The model is then saved after training.

In [None]:
#load weights if continuing training
model.load_weights("saved_model_data/model.best.weights.hdf5")

In [None]:
start_time = time.strftime("%a_%b_%d_%Y_%H:%M", time.localtime())
#view tensorboard with command: tensorboard --logdir=tensorboard_logs
os.makedirs("tensorboard_logs", exist_ok=True)
ten_board = TensorBoard(log_dir='tensorboard_logs/{}'.format(start_time), write_images=True)
weight_save_path = 'saved_model_data/{}.best.weights.hdf5'.format(start_time)
checkpointer = ModelCheckpoint(weight_save_path, monitor='loss', verbose=1, save_best_only=True, save_weights_only=True)
print("Tensorboard logs for this run are in: {}, weights will be saved in {}\n".format('tensorboard_logs/{}'.format(start_time), weight_save_path))

model.fit(int_script_text, targets, epochs=epochs, batch_size=batch_size, callbacks=[checkpointer, ten_board])
model.load_weights(weight_save_path)
model.save('saved_model_data/model.{}.h5'.format(start_time))

## Testing the Model
Testing the model simply requires that we convert the output integer back into a word and build our generated text, starting from a seed we define. However, we might get better results by instead of doing an argmax to find the highest probability of what the next word should be, we can take a sample of the top possible words and choose one from there. 

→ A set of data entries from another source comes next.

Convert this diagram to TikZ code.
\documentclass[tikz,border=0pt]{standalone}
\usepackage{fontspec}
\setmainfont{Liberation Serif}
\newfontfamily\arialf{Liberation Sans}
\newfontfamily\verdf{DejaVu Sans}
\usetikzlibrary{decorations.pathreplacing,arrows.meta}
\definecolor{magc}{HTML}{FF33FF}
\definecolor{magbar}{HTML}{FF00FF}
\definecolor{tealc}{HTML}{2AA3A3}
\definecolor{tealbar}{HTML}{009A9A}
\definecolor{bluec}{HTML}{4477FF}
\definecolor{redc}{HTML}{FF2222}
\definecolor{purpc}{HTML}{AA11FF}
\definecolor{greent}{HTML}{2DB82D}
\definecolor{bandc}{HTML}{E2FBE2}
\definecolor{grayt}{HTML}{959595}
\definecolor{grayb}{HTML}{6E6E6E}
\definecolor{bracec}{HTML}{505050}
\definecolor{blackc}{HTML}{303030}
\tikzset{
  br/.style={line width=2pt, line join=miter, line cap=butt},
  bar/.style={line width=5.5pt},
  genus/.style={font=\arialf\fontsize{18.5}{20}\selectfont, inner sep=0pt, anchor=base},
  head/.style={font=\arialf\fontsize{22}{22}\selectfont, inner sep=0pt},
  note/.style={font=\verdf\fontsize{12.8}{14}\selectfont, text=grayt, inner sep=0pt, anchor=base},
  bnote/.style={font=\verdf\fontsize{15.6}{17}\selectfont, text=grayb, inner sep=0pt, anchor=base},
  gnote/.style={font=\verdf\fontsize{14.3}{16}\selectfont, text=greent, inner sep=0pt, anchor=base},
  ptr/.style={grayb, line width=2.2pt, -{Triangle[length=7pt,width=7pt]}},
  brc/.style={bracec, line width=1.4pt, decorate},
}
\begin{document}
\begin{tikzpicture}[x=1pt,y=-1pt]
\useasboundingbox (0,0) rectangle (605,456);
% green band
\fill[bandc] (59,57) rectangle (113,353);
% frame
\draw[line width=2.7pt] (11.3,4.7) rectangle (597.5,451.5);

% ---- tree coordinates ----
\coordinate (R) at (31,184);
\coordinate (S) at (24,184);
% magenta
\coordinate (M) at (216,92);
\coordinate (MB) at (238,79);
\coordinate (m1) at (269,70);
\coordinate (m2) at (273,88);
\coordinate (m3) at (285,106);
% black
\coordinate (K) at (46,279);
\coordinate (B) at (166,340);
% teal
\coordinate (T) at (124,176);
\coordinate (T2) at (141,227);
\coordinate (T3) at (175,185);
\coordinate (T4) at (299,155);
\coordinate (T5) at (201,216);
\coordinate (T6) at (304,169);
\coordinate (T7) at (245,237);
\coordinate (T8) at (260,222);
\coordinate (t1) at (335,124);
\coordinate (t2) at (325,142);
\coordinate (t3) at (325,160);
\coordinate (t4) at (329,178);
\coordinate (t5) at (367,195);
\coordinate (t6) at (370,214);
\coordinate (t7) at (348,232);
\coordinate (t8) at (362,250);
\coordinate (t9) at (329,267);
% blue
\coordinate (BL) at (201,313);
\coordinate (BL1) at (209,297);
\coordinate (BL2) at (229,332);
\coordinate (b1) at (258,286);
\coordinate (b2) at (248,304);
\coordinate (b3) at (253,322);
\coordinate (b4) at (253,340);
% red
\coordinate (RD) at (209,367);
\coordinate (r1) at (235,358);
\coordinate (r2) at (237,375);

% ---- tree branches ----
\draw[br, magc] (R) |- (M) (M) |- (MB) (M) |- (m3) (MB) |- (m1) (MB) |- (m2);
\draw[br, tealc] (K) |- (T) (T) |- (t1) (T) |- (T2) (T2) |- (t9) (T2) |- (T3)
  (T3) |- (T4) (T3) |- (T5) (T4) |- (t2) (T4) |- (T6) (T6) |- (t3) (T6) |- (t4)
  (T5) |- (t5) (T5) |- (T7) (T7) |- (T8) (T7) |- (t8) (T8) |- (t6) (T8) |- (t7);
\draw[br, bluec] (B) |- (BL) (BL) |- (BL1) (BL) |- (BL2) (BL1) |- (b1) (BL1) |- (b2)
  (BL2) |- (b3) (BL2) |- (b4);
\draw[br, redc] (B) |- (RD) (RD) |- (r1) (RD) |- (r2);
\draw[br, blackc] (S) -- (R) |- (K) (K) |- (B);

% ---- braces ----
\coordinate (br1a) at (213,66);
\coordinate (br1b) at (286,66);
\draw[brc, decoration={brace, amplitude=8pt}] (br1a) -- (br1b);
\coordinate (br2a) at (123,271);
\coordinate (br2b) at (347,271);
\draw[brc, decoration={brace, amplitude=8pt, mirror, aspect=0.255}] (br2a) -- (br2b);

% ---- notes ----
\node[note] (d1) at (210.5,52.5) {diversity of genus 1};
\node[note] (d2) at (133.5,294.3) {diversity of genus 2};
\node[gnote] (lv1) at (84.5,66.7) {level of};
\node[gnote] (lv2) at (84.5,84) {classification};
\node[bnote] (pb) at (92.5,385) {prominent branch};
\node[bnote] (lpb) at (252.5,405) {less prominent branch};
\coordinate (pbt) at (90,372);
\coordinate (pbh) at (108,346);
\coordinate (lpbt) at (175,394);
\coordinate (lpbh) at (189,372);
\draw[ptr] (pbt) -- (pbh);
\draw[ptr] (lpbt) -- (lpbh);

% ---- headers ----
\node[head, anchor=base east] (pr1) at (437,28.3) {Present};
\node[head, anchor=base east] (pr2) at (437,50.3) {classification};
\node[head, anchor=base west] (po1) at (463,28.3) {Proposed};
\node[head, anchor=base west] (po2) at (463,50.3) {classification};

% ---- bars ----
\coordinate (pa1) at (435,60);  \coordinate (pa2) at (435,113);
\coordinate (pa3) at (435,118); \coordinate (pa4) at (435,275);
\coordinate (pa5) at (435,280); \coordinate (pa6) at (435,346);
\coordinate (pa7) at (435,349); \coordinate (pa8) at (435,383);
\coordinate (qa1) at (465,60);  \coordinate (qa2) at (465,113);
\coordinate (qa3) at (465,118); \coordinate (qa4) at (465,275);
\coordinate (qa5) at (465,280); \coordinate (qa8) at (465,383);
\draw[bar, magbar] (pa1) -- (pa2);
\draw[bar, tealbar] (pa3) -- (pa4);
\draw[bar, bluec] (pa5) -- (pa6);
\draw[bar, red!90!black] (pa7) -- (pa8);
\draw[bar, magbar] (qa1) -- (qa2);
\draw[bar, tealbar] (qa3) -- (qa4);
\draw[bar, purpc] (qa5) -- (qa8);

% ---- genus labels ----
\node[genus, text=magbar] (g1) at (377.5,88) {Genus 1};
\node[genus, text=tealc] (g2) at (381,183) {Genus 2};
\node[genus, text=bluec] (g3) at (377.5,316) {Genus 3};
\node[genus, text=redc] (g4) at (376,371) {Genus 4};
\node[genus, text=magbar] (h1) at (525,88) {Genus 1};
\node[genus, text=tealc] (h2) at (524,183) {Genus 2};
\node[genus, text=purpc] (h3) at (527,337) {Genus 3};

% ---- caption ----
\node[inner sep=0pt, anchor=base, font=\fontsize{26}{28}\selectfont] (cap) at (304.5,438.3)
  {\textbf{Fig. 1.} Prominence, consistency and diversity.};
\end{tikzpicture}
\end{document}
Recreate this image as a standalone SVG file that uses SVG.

This is done by taking a "temperature" which defines how many predictions we will consider as the next possible word. A lower temperature means the word picked will be closer to the word with the highest probability. Then using a random selection to choose a word. Try it with using both. Setting a temperature of 0 will just use argmax on the entire prediction.

In [None]:
#download weights, model, and dictionaries if using my model:
!./gdown.pl https://drive.google.com/file/d/1UPUkyo5D2Q-WK1d1NHUEA4lU3AC1fFAM/view data/dictionaries/int_to_word.pkl
!./gdown.pl https://drive.google.com/file/d/1UPUkyo5D2Q-WK1d1NHUEA4lU3AC1fFAM/view data/dictionaries/sequence_length.pkl
!./gdown.pl https://drive.google.com/file/d/1fCwa1KnaAMJTriM4hmIpUAbwKF3rkKU1/view data/dictionaries/word_to_int.pkl

!./gdown.pl https://drive.google.com/file/d/1v5XzYZ3X3xKlJUl-EyRolq-FbwFwvw3n/view saved_model_data/model.best.weights.hdf5
!./gdown.pl https://drive.google.com/file/d/1IJnQA4vKPAesZlF6Sc0hDC_DXa7WKdcY/view saved_model_data/model.Tue_Jul_24_2018_01\:22.h5

In [None]:
#load model if returning to this notebook for testing, model that I trained:
model = load_model('saved_model_data/model.Tue_Jul_24_2018_01:22.h5')

In [None]:
def sample(prediction, temp=0):
    if temp <= 0:
        return np.argmax(prediction)
    prediction = prediction[0]
    prediction = np.asarray(prediction).astype('float64')
    prediction = np.log(prediction) / temp
    expo_prediction = np.exp(prediction)
    prediction = expo_prediction / np.sum(expo_prediction)
    probabilities = np.random.multinomial(1, prediction, 1)
    return np.argmax(probabilities)

#generate new script
def generate_text(seed_text, num_words, temp=0):
    input_text= seed_text
    for _  in range(num_words):
        #tokenize text to ints
        int_text = helper.tokenize_punctuation(input_text)
        int_text = int_text.lower()
        int_text = int_text.split()
        int_text = np.array([word_to_int[word] for word in int_text], dtype=np.int32)
        #pad text if it is too short, pads with zeros at beginning of text, so shouldnt have too much noise added
        int_text = pad_sequences([int_text], maxlen=sequence_length)
        #predict next word:
        prediction = model.predict(int_text, verbose=0)
        output_word = int_to_word[sample(prediction, temp=temp)]
        #append to the result
        input_text += ' ' + output_word
    #convert tokenized punctuation and other characters back
    result = helper.untokenize_punctuation(input_text)
    return result

In [None]:
#input amount of words to generate, and the seed text, good options are 'Homer_Simpson:', 'Bart_Simpson:', 'Moe_Szyslak:', or other character's names.:
seed = 'Homer_Simpson:'
num_words = 200
temp = 0.2

#print amount of characters specified.
print("Starting seed is: {}\n\n".format(seed))
print(generate_text(seed, num_words, temp=temp))

## Closing Thoughts
Remember that this model can be applied to any type of text, even code! So go and try different texts, like the (not) included Harry Potter book. (for time purposes, I would not use the whole book, as training would take a long time.)

Try different hyperparameters and model sizes, as you can get some better results.